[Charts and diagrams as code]
____________________

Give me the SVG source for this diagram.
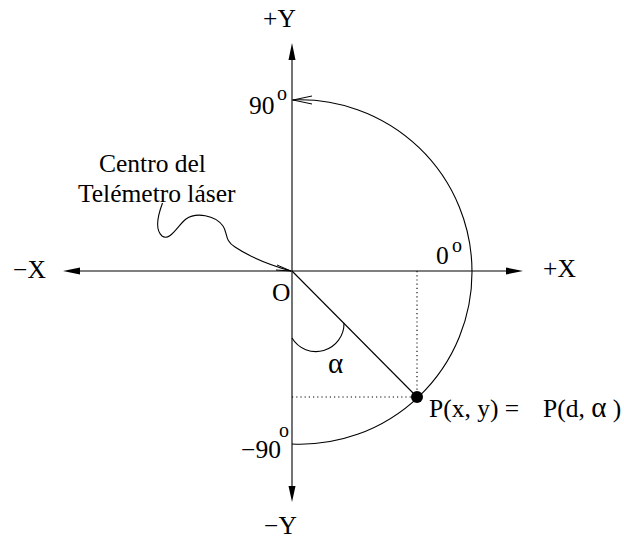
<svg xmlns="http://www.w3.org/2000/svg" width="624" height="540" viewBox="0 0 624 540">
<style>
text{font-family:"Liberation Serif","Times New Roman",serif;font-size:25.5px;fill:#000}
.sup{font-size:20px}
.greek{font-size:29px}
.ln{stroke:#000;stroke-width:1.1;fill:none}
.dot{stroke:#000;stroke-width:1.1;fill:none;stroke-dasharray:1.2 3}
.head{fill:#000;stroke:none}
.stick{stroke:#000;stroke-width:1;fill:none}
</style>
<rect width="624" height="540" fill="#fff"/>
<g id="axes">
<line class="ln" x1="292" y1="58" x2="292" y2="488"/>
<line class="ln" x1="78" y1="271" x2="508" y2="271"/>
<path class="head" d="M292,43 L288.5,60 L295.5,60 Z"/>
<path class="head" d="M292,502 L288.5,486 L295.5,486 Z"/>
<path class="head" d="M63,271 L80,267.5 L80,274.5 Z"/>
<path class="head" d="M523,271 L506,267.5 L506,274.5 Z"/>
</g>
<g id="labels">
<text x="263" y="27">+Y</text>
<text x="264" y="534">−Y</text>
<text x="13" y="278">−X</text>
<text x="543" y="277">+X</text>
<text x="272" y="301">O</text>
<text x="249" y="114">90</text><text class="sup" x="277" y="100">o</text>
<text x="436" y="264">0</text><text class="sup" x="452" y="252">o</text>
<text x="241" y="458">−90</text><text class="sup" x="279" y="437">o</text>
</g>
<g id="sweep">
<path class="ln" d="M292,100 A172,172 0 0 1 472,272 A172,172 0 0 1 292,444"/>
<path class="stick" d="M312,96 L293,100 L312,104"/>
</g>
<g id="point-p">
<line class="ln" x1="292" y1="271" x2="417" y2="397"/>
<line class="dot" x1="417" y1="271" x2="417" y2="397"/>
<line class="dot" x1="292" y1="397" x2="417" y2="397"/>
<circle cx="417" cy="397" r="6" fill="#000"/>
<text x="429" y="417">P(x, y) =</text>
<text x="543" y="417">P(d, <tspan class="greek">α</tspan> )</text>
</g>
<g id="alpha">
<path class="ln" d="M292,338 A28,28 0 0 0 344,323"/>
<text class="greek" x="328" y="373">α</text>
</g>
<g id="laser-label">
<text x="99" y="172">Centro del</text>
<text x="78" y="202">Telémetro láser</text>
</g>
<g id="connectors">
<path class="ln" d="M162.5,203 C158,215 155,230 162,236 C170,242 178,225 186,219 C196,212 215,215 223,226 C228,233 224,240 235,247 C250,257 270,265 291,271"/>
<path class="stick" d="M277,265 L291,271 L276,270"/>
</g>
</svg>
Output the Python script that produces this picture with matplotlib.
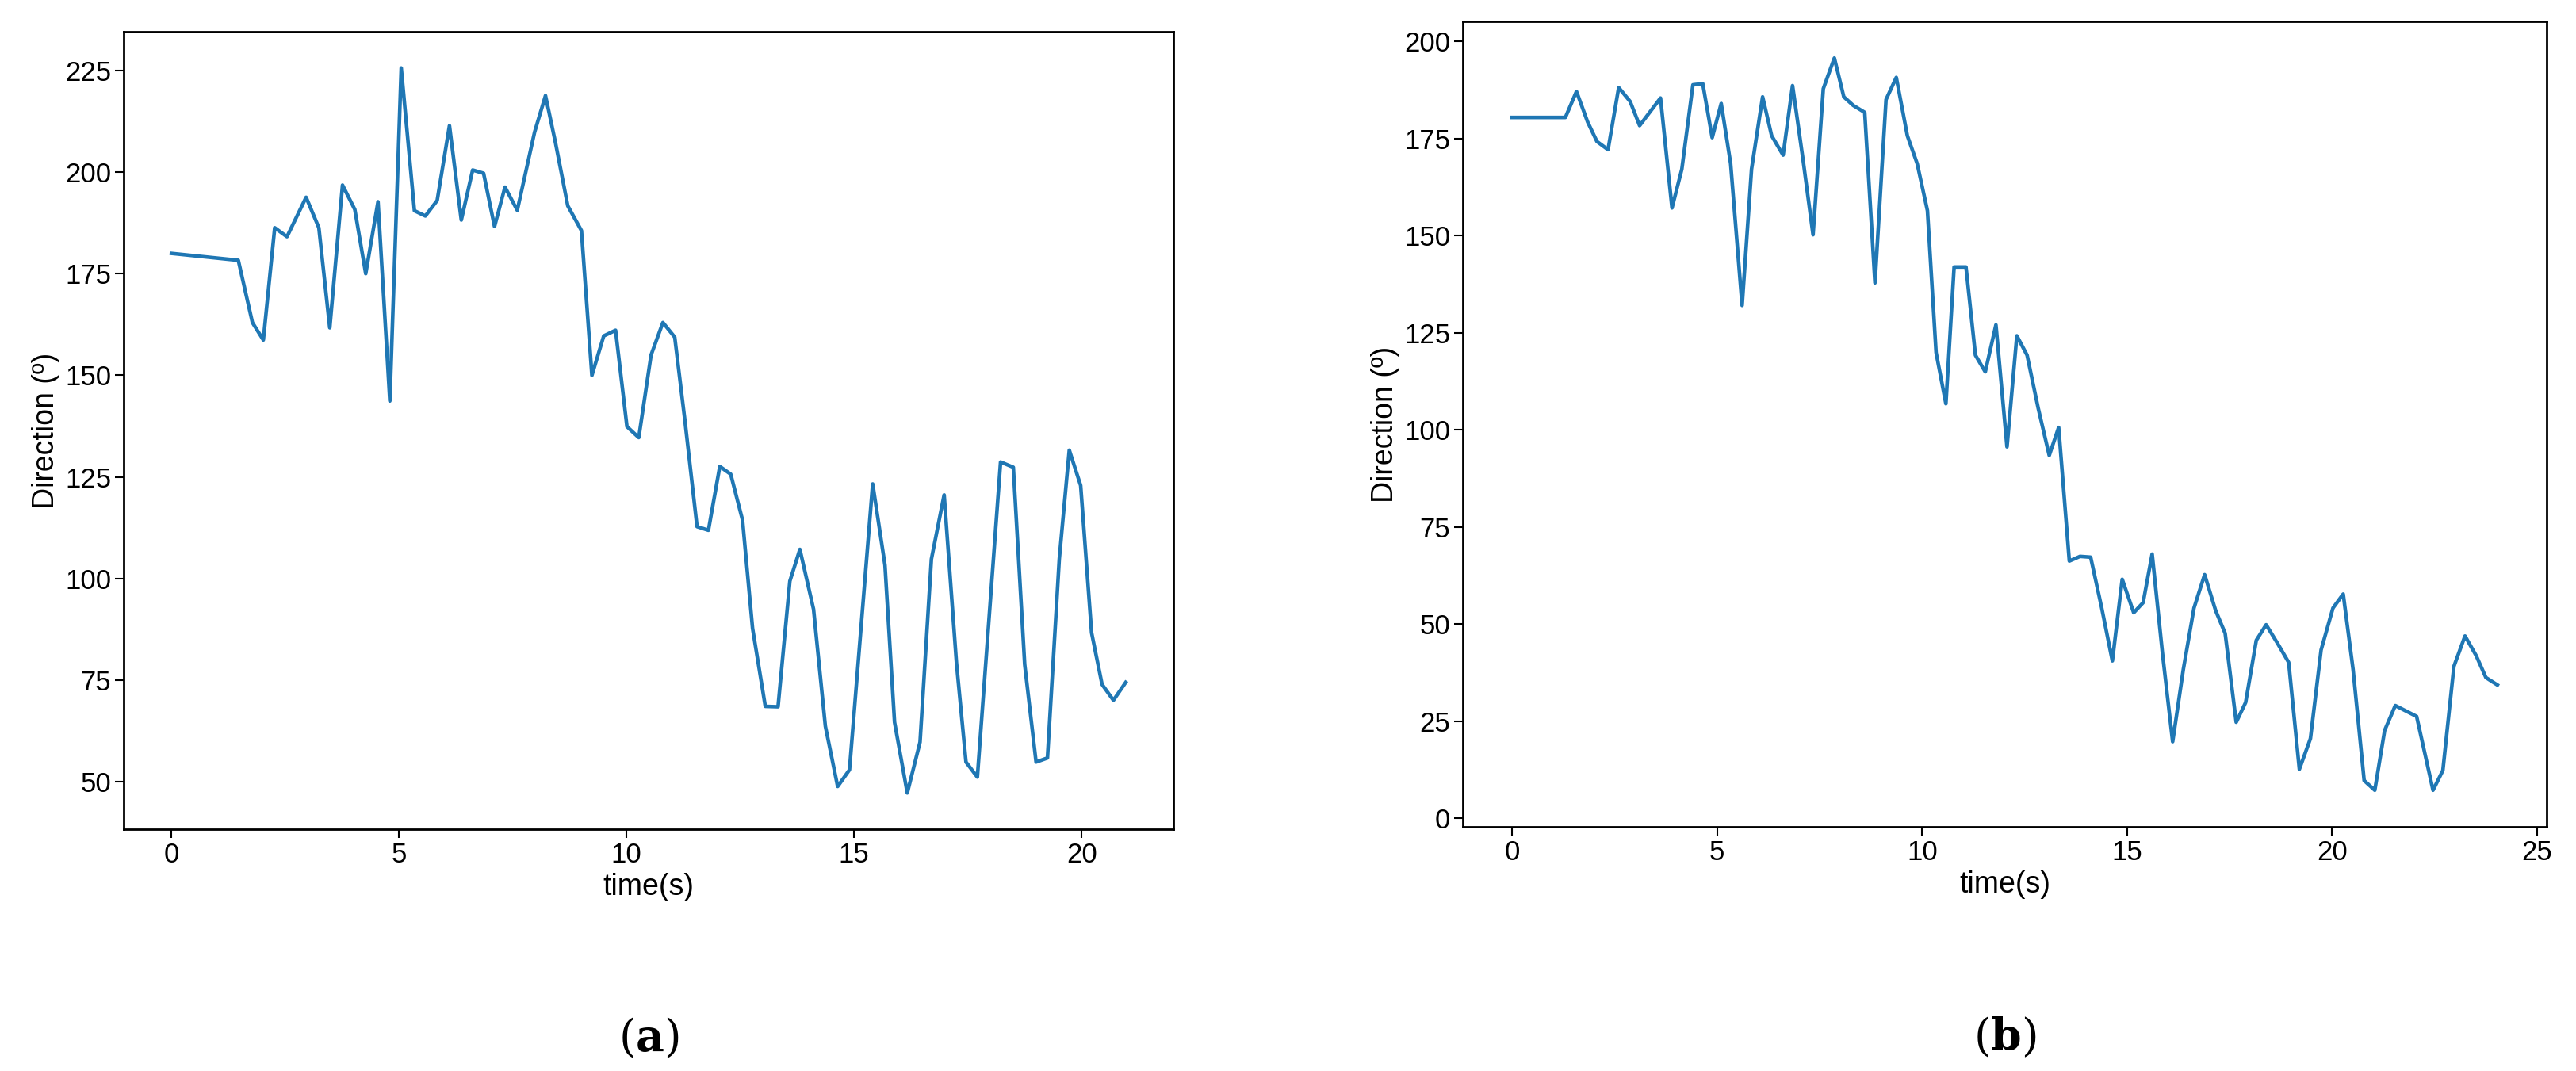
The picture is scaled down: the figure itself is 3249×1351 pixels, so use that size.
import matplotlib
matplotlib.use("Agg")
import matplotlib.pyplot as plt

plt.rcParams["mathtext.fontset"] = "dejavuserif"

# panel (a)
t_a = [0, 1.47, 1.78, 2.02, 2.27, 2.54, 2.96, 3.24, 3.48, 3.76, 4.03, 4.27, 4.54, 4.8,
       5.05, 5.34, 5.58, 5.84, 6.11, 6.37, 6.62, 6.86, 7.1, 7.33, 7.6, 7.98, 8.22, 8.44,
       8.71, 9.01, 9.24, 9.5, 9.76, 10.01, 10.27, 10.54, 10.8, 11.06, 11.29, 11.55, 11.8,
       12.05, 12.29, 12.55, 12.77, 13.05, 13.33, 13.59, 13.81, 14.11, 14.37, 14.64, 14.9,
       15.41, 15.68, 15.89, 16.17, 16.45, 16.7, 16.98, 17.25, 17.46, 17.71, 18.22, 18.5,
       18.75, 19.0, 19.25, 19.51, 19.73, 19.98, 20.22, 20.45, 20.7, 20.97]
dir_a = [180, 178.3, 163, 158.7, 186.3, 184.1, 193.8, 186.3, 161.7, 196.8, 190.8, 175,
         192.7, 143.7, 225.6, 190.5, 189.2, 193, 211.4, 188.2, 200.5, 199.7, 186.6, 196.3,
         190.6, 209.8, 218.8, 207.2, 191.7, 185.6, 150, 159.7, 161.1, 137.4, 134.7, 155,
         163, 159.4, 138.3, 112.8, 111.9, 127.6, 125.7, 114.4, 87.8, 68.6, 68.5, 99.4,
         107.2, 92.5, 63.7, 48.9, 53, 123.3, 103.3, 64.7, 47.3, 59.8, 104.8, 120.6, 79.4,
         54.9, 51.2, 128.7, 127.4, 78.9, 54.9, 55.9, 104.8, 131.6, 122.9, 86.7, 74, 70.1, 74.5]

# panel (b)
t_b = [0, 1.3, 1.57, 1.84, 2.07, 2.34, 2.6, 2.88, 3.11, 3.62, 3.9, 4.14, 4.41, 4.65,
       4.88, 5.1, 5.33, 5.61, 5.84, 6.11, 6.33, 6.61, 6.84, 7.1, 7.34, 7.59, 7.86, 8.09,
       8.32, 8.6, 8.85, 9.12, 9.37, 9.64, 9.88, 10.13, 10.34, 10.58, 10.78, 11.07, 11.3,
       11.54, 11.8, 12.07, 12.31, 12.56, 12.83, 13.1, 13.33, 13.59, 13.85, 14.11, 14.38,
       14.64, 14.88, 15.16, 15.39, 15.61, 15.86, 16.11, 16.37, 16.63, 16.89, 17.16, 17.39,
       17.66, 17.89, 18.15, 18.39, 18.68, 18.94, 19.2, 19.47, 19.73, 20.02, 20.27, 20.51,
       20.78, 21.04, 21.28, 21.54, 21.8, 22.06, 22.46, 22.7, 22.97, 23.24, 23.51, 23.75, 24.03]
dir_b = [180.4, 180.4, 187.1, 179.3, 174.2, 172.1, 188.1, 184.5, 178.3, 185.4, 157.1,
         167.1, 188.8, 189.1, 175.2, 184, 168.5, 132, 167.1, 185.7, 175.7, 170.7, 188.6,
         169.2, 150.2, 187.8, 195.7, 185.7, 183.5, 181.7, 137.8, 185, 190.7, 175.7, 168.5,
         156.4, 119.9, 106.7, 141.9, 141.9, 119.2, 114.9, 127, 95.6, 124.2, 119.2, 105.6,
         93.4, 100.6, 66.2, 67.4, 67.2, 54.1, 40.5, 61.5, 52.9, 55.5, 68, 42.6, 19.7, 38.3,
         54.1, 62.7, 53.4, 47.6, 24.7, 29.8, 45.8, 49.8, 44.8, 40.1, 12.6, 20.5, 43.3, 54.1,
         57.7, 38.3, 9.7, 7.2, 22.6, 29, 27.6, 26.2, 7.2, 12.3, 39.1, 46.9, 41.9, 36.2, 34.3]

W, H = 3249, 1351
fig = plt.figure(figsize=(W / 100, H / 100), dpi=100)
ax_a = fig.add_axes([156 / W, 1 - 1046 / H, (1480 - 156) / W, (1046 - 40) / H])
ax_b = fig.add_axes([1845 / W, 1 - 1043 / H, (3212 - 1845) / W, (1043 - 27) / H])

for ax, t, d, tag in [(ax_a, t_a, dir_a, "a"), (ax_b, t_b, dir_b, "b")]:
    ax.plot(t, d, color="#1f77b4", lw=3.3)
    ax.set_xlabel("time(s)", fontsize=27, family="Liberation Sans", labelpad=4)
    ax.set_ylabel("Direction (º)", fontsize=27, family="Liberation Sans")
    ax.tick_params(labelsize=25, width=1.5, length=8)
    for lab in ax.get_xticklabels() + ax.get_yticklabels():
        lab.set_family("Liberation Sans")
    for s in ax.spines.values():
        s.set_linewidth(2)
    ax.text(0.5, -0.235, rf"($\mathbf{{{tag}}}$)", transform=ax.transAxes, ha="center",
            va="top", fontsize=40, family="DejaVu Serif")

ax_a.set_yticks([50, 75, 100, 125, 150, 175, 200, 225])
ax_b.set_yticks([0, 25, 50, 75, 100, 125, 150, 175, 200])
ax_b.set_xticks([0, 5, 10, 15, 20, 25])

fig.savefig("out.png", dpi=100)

____________________

**Instruction**.
Pick out each line containing the string "this" and copy it.

**Reply to the task**.
Give me the SVG source for this diagram.
Output the Python script that produces this picture with matplotlib.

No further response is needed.